[begin EXTRACTED MATERIAL]

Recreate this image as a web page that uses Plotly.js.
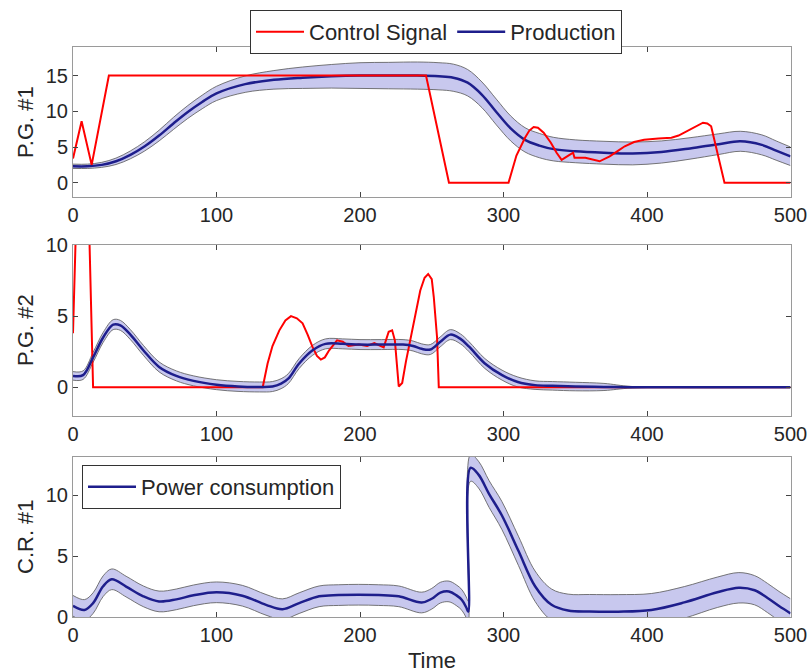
<!DOCTYPE html>
<html>
<head>
<meta charset="utf-8">
<script src="https://cdn.plot.ly/plotly-3.0.1.min.js"></script>
<style>html,body{margin:0;padding:0;background:#fff;}#chart{width:807px;height:672px;}</style>
</head>
<body>
<div id="chart"></div>
<script>
// ---------- Panel 1: P.G. #1 ----------
const t1 = [0, 10, 20, 30, 40, 50, 60, 70, 80, 90, 100, 120, 140, 160, 180, 200, 220, 240, 255, 265, 275, 285, 295, 305, 315, 325, 335, 350, 370, 390, 410, 430, 450, 465, 480, 490, 500];
const prod1 = [2.3, 2.3, 2.5, 3.0, 3.9, 5.1, 6.6, 8.3, 9.9, 11.3, 12.5, 13.8, 14.4, 14.7, 14.9, 15.0, 15.0, 15.0, 14.9, 14.7, 14.0, 12.3, 9.9, 7.6, 6.0, 5.2, 4.7, 4.4, 4.2, 4.1, 4.3, 4.8, 5.4, 5.8, 5.3, 4.5, 3.7];
const band1 = [0.3, 0.3, 0.35, 0.45, 0.55, 0.65, 0.75, 0.85, 0.9, 0.95, 1.0, 1.15, 1.3, 1.5, 1.65, 1.8, 1.85, 1.9, 1.9, 1.9, 1.85, 1.8, 1.8, 1.75, 1.7, 1.7, 1.65, 1.6, 1.6, 1.6, 1.55, 1.5, 1.45, 1.4, 1.4, 1.35, 1.3];
const tc1 = [0, 6, 13, 25, 246, 262, 303.5, 309, 315, 318, 321, 324, 328, 333, 337, 340.5, 346, 348.5, 349.5, 357, 367, 374, 380, 384.5, 391, 398, 408, 417, 422, 426, 432, 439, 442, 444.7, 454, 500];
const ctrl1 = [3.4, 8.6, 2.5, 15, 15, 0, 0, 3.8, 6.3, 7.3, 7.8, 7.7, 7.0, 5.6, 4.2, 3.2, 3.9, 4.2, 3.5, 3.5, 3.0, 3.7, 4.5, 5.1, 5.7, 6.0, 6.2, 6.3, 6.6, 7.0, 7.7, 8.4, 8.3, 7.9, 0, 0];

// ---------- Panel 2: P.G. #2 ----------
const t2 = [0, 7, 14, 21, 28, 33, 40, 49, 60, 72, 84, 100, 115, 130, 139, 145, 150, 157.6, 167, 176, 188, 200, 215, 230, 237, 243, 249, 256, 263, 270, 276, 287, 299, 310, 322, 334, 350, 370, 390, 500];
const prod2 = [0.8, 0.85, 2.1, 3.5, 4.4, 4.35, 3.7, 2.6, 1.43, 0.8, 0.45, 0.18, 0.06, 0.02, 0.05, 0.25, 0.6, 1.67, 2.6, 3.05, 3.05, 3.0, 3.0, 3.0, 2.9, 2.7, 2.65, 3.2, 3.7, 3.4, 2.85, 1.67, 0.85, 0.37, 0.15, 0.1, 0.05, 0.02, 0.0, 0.0];
const band2 = [0.3, 0.3, 0.35, 0.35, 0.35, 0.35, 0.35, 0.35, 0.35, 0.35, 0.35, 0.35, 0.35, 0.35, 0.35, 0.35, 0.35, 0.35, 0.35, 0.35, 0.35, 0.35, 0.35, 0.35, 0.35, 0.35, 0.35, 0.35, 0.35, 0.35, 0.35, 0.35, 0.35, 0.35, 0.3, 0.3, 0.3, 0.25, 0.05, 0.0];
const tc2 = [0, 1, 2, 11.3, 14, 132.2, 135.6, 139, 143.8, 148, 151.9, 156, 160, 163.5, 166.9, 170, 172.7, 175.5, 178.5, 184, 188, 192, 199, 205, 210, 216.5, 220, 222.4, 224.3, 227, 229.4, 232, 236.3, 242, 245, 247.5, 250, 251.4, 253.7, 254.9, 500];
const ctrl2 = [3.8, 8, 11, 11, 0, 0, 1.67, 2.9, 4.0, 4.7, 5.0, 4.85, 4.5, 3.7, 2.84, 2.2, 1.95, 2.1, 2.6, 3.3, 3.2, 2.9, 3.0, 2.9, 3.1, 2.8, 3.9, 4.0, 3.3, 0.05, 0.3, 1.8, 4.0, 6.8, 7.7, 7.96, 7.6, 6.36, 3.5, 0, 0];

// ---------- Panel 3: C.R. #1 ----------
const t3 = [0, 8, 14, 21, 27, 37, 49, 60, 72, 84, 100, 118, 134.5, 146, 157.6, 171.5, 185, 199, 213, 227, 243, 250, 256, 262, 267, 271, 274, 275.5, 277, 282.6, 290, 298.8, 310.4, 322, 333.5, 345, 360, 380, 403, 426, 449, 464, 475, 484, 492, 500];
const power3 = [0.92, 0.58, 1.14, 2.53, 3.1, 2.5, 1.7, 1.28, 1.45, 1.78, 2.03, 1.75, 1.0, 0.64, 1.14, 1.7, 1.8, 1.83, 1.8, 1.7, 1.19, 1.5, 2.0, 2.1, 1.8, 1.4, 0.8, 0.44, 12.25, 11.7, 10.1, 8.36, 5.44, 2.53, 1.0, 0.53, 0.45, 0.44, 0.58, 1.2, 2.03, 2.4, 2.2, 1.56, 0.9, 0.3];
const band3 = [0.85, 0.85, 0.85, 0.85, 0.85, 0.85, 0.85, 0.85, 0.85, 0.85, 0.85, 0.85, 0.85, 0.85, 0.85, 0.85, 0.85, 0.85, 0.85, 0.85, 0.85, 0.85, 0.85, 0.85, 0.85, 0.85, 0.85, 0.85, 1.1, 1.1, 1.1, 1.15, 1.2, 1.25, 1.3, 1.35, 1.4, 1.4, 1.35, 1.3, 1.25, 1.25, 1.2, 1.2, 1.2, 1.2];

// ---------- labels ----------
const xTicks = [0, 100, 200, 300, 400, 500];
const yTicks1 = [0, 5, 10, 15];
const yTicks2 = [0, 5, 10];
const yTicks3 = [0, 5, 10];
const yLabels = ['P.G. #1', 'P.G. #2', 'C.R. #1'];
const xLabel = 'Time';
const names = ['Control Signal', 'Production', 'Power consumption'];

// ---------- styles ----------
const RED = '#ff0000';
const BLUE = 'rgb(30,30,140)';
const FILL = 'rgb(200,200,238)';
const EDGE = 'rgba(95,95,95,0.85)';
const W = 807, H = 672;
const XD = [73 / W, 790.5 / W];
const px2y = p => 1 - p / H;

function band(t, m, hw, xa, ya) {
  const lo = m.map((v, i) => v - hw[i]);
  const hi = m.map((v, i) => v + hw[i]);
  return [
    {x: t, y: lo, xaxis: xa, yaxis: ya, mode: 'lines', line: {color: EDGE, width: 1, shape: 'spline', smoothing: 1}, showlegend: false, hoverinfo: 'skip'},
    {x: t, y: hi, xaxis: xa, yaxis: ya, mode: 'lines', fill: 'tonexty', fillcolor: FILL, line: {color: EDGE, width: 1, shape: 'spline', smoothing: 1}, showlegend: false, hoverinfo: 'skip'}
  ];
}

const traces = [].concat(
  band(t1, prod1, band1, 'x', 'y'),
  [{x: t1, y: prod1, xaxis: 'x', yaxis: 'y', mode: 'lines', name: names[1], legend: 'legend', legendrank: 2, line: {color: BLUE, width: 2.5, shape: 'spline', smoothing: 1}}],
  [{x: tc1, y: ctrl1, xaxis: 'x', yaxis: 'y', mode: 'lines', name: names[0], legend: 'legend', legendrank: 1, line: {color: RED, width: 2}}],
  band(t2, prod2, band2, 'x2', 'y2'),
  [{x: tc2, y: ctrl2, xaxis: 'x2', yaxis: 'y2', mode: 'lines', showlegend: false, line: {color: RED, width: 2}}],
  [{x: t2, y: prod2, xaxis: 'x2', yaxis: 'y2', mode: 'lines', showlegend: false, line: {color: BLUE, width: 2.5, shape: 'spline', smoothing: 1}}],
  band(t3, power3, band3, 'x3', 'y3'),
  [{x: t3, y: power3, xaxis: 'x3', yaxis: 'y3', mode: 'lines', name: names[2], legend: 'legend2', line: {color: BLUE, width: 2.5, shape: 'spline', smoothing: 1}}]
);

function xax(anchor) {
  return {domain: XD, anchor: anchor, range: [0, 500], tickvals: xTicks, ticks: 'inside', ticklen: 5, tickcolor: '#444',
    showline: true, linecolor: '#9a9a9a', linewidth: 1, mirror: 'allticks', showgrid: false, zeroline: false,
    ticklabeloverflow: 'allow', tickfont: {size: 20, color: '#262626'}, fixedrange: true};
}
function yax(anchor, dom, range, tv) {
  return {domain: dom, anchor: anchor, range: range, tickvals: tv, ticks: 'inside', ticklen: 5, tickcolor: '#444',
    showline: true, linecolor: '#9a9a9a', linewidth: 1, mirror: 'allticks', showgrid: false, zeroline: false,
    ticklabeloverflow: 'allow', tickfont: {size: 20, color: '#262626'}, fixedrange: true};
}

const layout = {
  width: W, height: H,
  margin: {l: 0, r: 0, t: 0, b: 0},
  paper_bgcolor: '#fff', plot_bgcolor: '#fff',
  font: {family: '"Liberation Sans", Arial, sans-serif', size: 20, color: '#262626'},
  showlegend: true,
  xaxis: xax('y'),
  xaxis2: xax('y2'),
  xaxis3: xax('y3'),
  yaxis: yax('x', [px2y(197), px2y(47)], [-2, 19], yTicks1),
  yaxis2: yax('x2', [px2y(415.7), px2y(245)], [-2, 10], yTicks2),
  yaxis3: yax('x3', [px2y(617), px2y(457)], [0, 13.15], yTicks3),
  legend: {x: 436 / W, xanchor: 'center', y: px2y(10), yanchor: 'top', orientation: 'h',
    bgcolor: '#fff', bordercolor: '#333', borderwidth: 1, font: {size: 22, color: '#262626'}, itemwidth: 48, traceorder: 'normal'},
  legend2: {x: 82 / W, xanchor: 'left', y: px2y(465), yanchor: 'top', orientation: 'v',
    bgcolor: '#fff', bordercolor: '#333', borderwidth: 1, font: {size: 22, color: '#262626'}, itemwidth: 48},
  annotations: [
    {text: yLabels[0], xref: 'paper', yref: 'paper', x: 25 / W, y: px2y(122), textangle: -90, showarrow: false, font: {size: 22, color: '#262626'}, xanchor: 'center', yanchor: 'middle'},
    {text: yLabels[1], xref: 'paper', yref: 'paper', x: 25 / W, y: px2y(330), textangle: -90, showarrow: false, font: {size: 22, color: '#262626'}, xanchor: 'center', yanchor: 'middle'},
    {text: yLabels[2], xref: 'paper', yref: 'paper', x: 25 / W, y: px2y(537), textangle: -90, showarrow: false, font: {size: 22, color: '#262626'}, xanchor: 'center', yanchor: 'middle'},
    {text: xLabel, xref: 'paper', yref: 'paper', x: 432 / W, y: px2y(660), showarrow: false, font: {size: 22, color: '#262626'}, xanchor: 'center', yanchor: 'middle'}
  ]
};

Plotly.newPlot('chart', traces, layout, {displayModeBar: false, staticPlot: true});
</script>
</body>
</html>
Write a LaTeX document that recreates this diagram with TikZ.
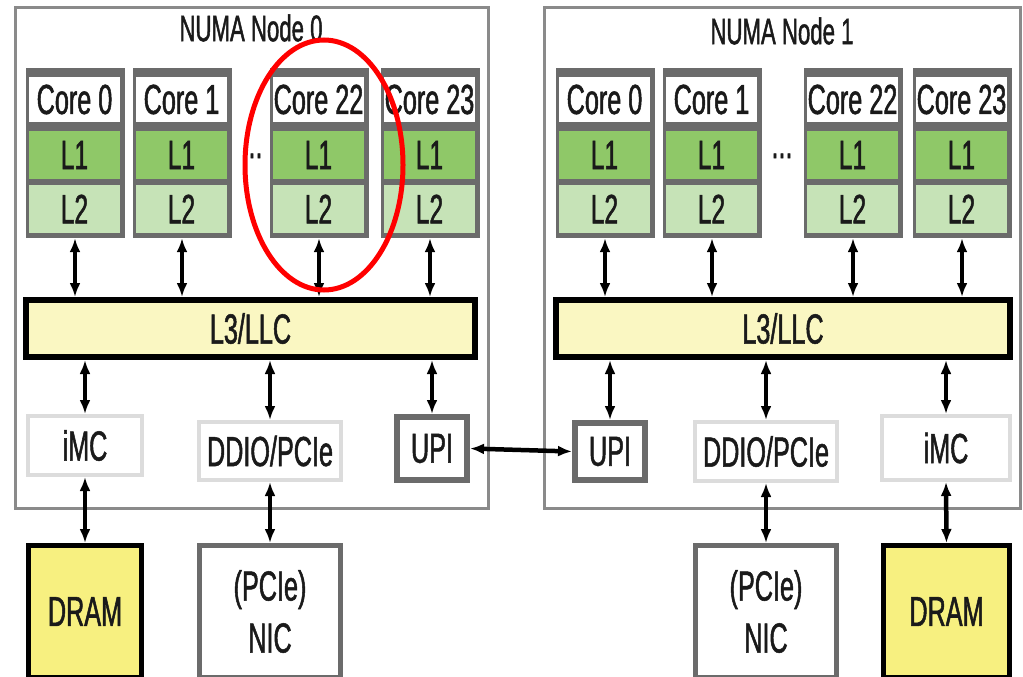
\documentclass[tikz,border=0pt]{standalone}
\usepackage{fontspec}
\setmainfont{Liberation Sans}[FakeStretch=0.6, FakeBold=1.2]
\usetikzlibrary{arrows.meta,shapes.geometric}
\definecolor{framegray}{HTML}{6B6B6B}
\definecolor{lonegreen}{HTML}{8FC868}
\definecolor{ltwogreen}{HTML}{C6E3B7}
\definecolor{llcyellow}{HTML}{FAF7C2}
\definecolor{dramyellow}{HTML}{F7F080}
\definecolor{lightframe}{HTML}{DCDCDC}
\definecolor{numagray}{HTML}{8A8A8A}
\definecolor{inkc}{HTML}{1A1A1A}
\tikzset{
  txt/.style={font=\fontsize{42}{52}\selectfont, text=inkc, align=center},
  ltxt/.style={font=\fontsize{41}{48}\selectfont, text=inkc},
  numabox/.style={draw=numagray, line width=3pt},
  numatitle/.style={font=\fontsize{37}{44}\selectfont, text=inkc},
  coreframe/.style={fill=framegray, inner sep=0pt, minimum width=99pt, minimum height=170pt},
  corelabel/.style={fill=white, inner sep=0pt, minimum width=91pt, minimum height=45pt, txt},
  lone/.style={fill=lonegreen, inner sep=0pt, minimum width=91pt, minimum height=48pt, ltxt},
  ltwo/.style={fill=ltwogreen, inner sep=0pt, minimum width=91pt, minimum height=48pt, ltxt},
  llc/.style={draw=black, line width=6pt, fill=llcyellow, inner sep=0pt, txt},
  lightbox/.style={draw=lightframe, line width=4pt, fill=white, inner sep=0pt, txt},
  darkbox/.style={draw=framegray, line width=6pt, fill=white, inner sep=0pt, txt},
  dram/.style={draw=black, line width=5pt, fill=dramyellow, inner sep=0pt, txt},
  nic/.style={draw=framegray, line width=5pt, fill=white, inner sep=0pt, txt},
  biarrow/.style={{Latex[length=14pt,width=11pt]}-{Latex[length=14pt,width=11pt]}, line width=3.5pt, draw=black},
  thickarrow/.style={biarrow, line width=4.5pt},
  highlight/.style={draw=red, line width=5pt, ellipse, inner sep=0pt, minimum width=158pt, minimum height=250pt},
}
\begin{document}
\begin{tikzpicture}[x=1pt,y=-1pt]
\useasboundingbox (0,0) rectangle (1023,677);
\fill[white] (0,0) rectangle (1023,677);

% NUMA node frames
\node[numabox, inner sep=0pt, minimum width=473pt, minimum height=501pt] (numa0) at (252,258) {};
\node[numabox, inner sep=0pt, minimum width=476pt, minimum height=501pt] (numa1) at (782.5,258) {};
\node[numatitle] (t0) at (251,28) {NUMA Node 0};
\node[numatitle] (t1) at (782,31) {NUMA Node 1};

% cores
\foreach \n/\cx/\lab in {a0/75/Core 0, a1/182/Core 1, a22/319/Core 22, a23/430/Core 23,
                         b0/605/Core 0, b1/712/Core 1, b22/853/Core 22, b23/962/Core 23} {
  \node[coreframe] (\n) at (\cx,153) {};
  \node[corelabel] (\n-l) at (\cx-0.5,99.5) {\lab};
  \node[lone] (\n-1) at (\cx-0.5,155) {L1};
  \node[ltwo] (\n-2) at (\cx-0.5,209) {L2};
}
\node[txt, anchor=base, inner sep=0pt] (dots0) at (252,158) {...};
\node[txt, anchor=base, inner sep=0pt] (dots1) at (782,158) {...};

% L3
\node[llc, minimum width=449pt, minimum height=57pt] (l3a) at (250.5,328.5) {L3/LLC};
\node[llc, minimum width=454pt, minimum height=57pt] (l3b) at (783,328.5) {L3/LLC};

% lower units node 0
\node[lightbox, minimum width=114pt, minimum height=59pt] (imca) at (85,445.5) {iMC};
\node[lightbox, minimum width=142pt, minimum height=58pt] (ddioa) at (270,451) {DDIO/PCIe};
\node[darkbox, minimum width=70pt, minimum height=63pt] (upia) at (432,448.5) {UPI};
% lower units node 1
\node[darkbox, minimum width=70pt, minimum height=57pt] (upib) at (610,451.5) {UPI};
\node[lightbox, minimum width=142pt, minimum height=59pt] (ddiob) at (766,451.5) {DDIO/PCIe};
\node[lightbox, minimum width=128pt, minimum height=64pt] (imcb) at (946,448) {iMC};

% external
\node[dram, minimum width=113pt, minimum height=132pt] (drama) at (85,611.5) {DRAM};
\node[nic, minimum width=141pt, minimum height=132pt] (nica) at (270,611.5) {(PCIe)\\NIC};
\node[nic, minimum width=141pt, minimum height=132pt] (nicb) at (766,611.5) {(PCIe)\\NIC};
\node[dram, minimum width=126pt, minimum height=132pt] (dramb) at (946.5,611.5) {DRAM};

% core <-> L3 arrows
\foreach \n in {a0,a1,a22,a23} {
  \draw[biarrow] (\n.south) -- (\n.south |- l3a.north);
}
\foreach \n in {b0,b1,b22,b23} {
  \draw[biarrow] (\n.south) -- (\n.south |- l3b.north);
}

% L3 <-> units
\draw[biarrow] (l3a.south -| imca.north) -- (imca.north);
\draw[biarrow] (l3a.south -| ddioa.north) -- (ddioa.north);
\draw[biarrow] (l3a.south -| upia.north) -- (upia.north);
\draw[biarrow] (l3b.south -| upib.north) -- (upib.north);
\draw[biarrow] (l3b.south -| ddiob.north) -- (ddiob.north);
\draw[biarrow] (l3b.south -| imcb.north) -- (imcb.north);

% units <-> external
\draw[thickarrow] (imca.south) -- (drama.north);
\draw[biarrow] (ddioa.south) -- (nica.north);
\draw[biarrow] (ddiob.south) -- (nicb.north);
\draw[thickarrow] (imcb.south) -- (dramb.north);

% UPI link
\draw[thickarrow] (upia.east) -- (upib.west);

% highlight
\node[highlight] (hl) at (324,165) {};
\end{tikzpicture}
\end{document}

[end EXTRACTED MATERIAL]

Repeat only the lines from the beginning of the material through the line containing "8.3, 7.9, 0, 0];", both ends kept, leaving pictures out.

### COMPLETE ANSWER
Recreate this image as a web page that uses Plotly.js.
<!DOCTYPE html>
<html>
<head>
<meta charset="utf-8">
<script src="https://cdn.plot.ly/plotly-3.0.1.min.js"></script>
<style>html,body{margin:0;padding:0;background:#fff;}#chart{width:807px;height:672px;}</style>
</head>
<body>
<div id="chart"></div>
<script>
// ---------- Panel 1: P.G. #1 ----------
const t1 = [0, 10, 20, 30, 40, 50, 60, 70, 80, 90, 100, 120, 140, 160, 180, 200, 220, 240, 255, 265, 275, 285, 295, 305, 315, 325, 335, 350, 370, 390, 410, 430, 450, 465, 480, 490, 500];
const prod1 = [2.3, 2.3, 2.5, 3.0, 3.9, 5.1, 6.6, 8.3, 9.9, 11.3, 12.5, 13.8, 14.4, 14.7, 14.9, 15.0, 15.0, 15.0, 14.9, 14.7, 14.0, 12.3, 9.9, 7.6, 6.0, 5.2, 4.7, 4.4, 4.2, 4.1, 4.3, 4.8, 5.4, 5.8, 5.3, 4.5, 3.7];
const band1 = [0.3, 0.3, 0.35, 0.45, 0.55, 0.65, 0.75, 0.85, 0.9, 0.95, 1.0, 1.15, 1.3, 1.5, 1.65, 1.8, 1.85, 1.9, 1.9, 1.9, 1.85, 1.8, 1.8, 1.75, 1.7, 1.7, 1.65, 1.6, 1.6, 1.6, 1.55, 1.5, 1.45, 1.4, 1.4, 1.35, 1.3];
const tc1 = [0, 6, 13, 25, 246, 262, 303.5, 309, 315, 318, 321, 324, 328, 333, 337, 340.5, 346, 348.5, 349.5, 357, 367, 374, 380, 384.5, 391, 398, 408, 417, 422, 426, 432, 439, 442, 444.7, 454, 500];
const ctrl1 = [3.4, 8.6, 2.5, 15, 15, 0, 0, 3.8, 6.3, 7.3, 7.8, 7.7, 7.0, 5.6, 4.2, 3.2, 3.9, 4.2, 3.5, 3.5, 3.0, 3.7, 4.5, 5.1, 5.7, 6.0, 6.2, 6.3, 6.6, 7.0, 7.7, 8.4, 8.3, 7.9, 0, 0];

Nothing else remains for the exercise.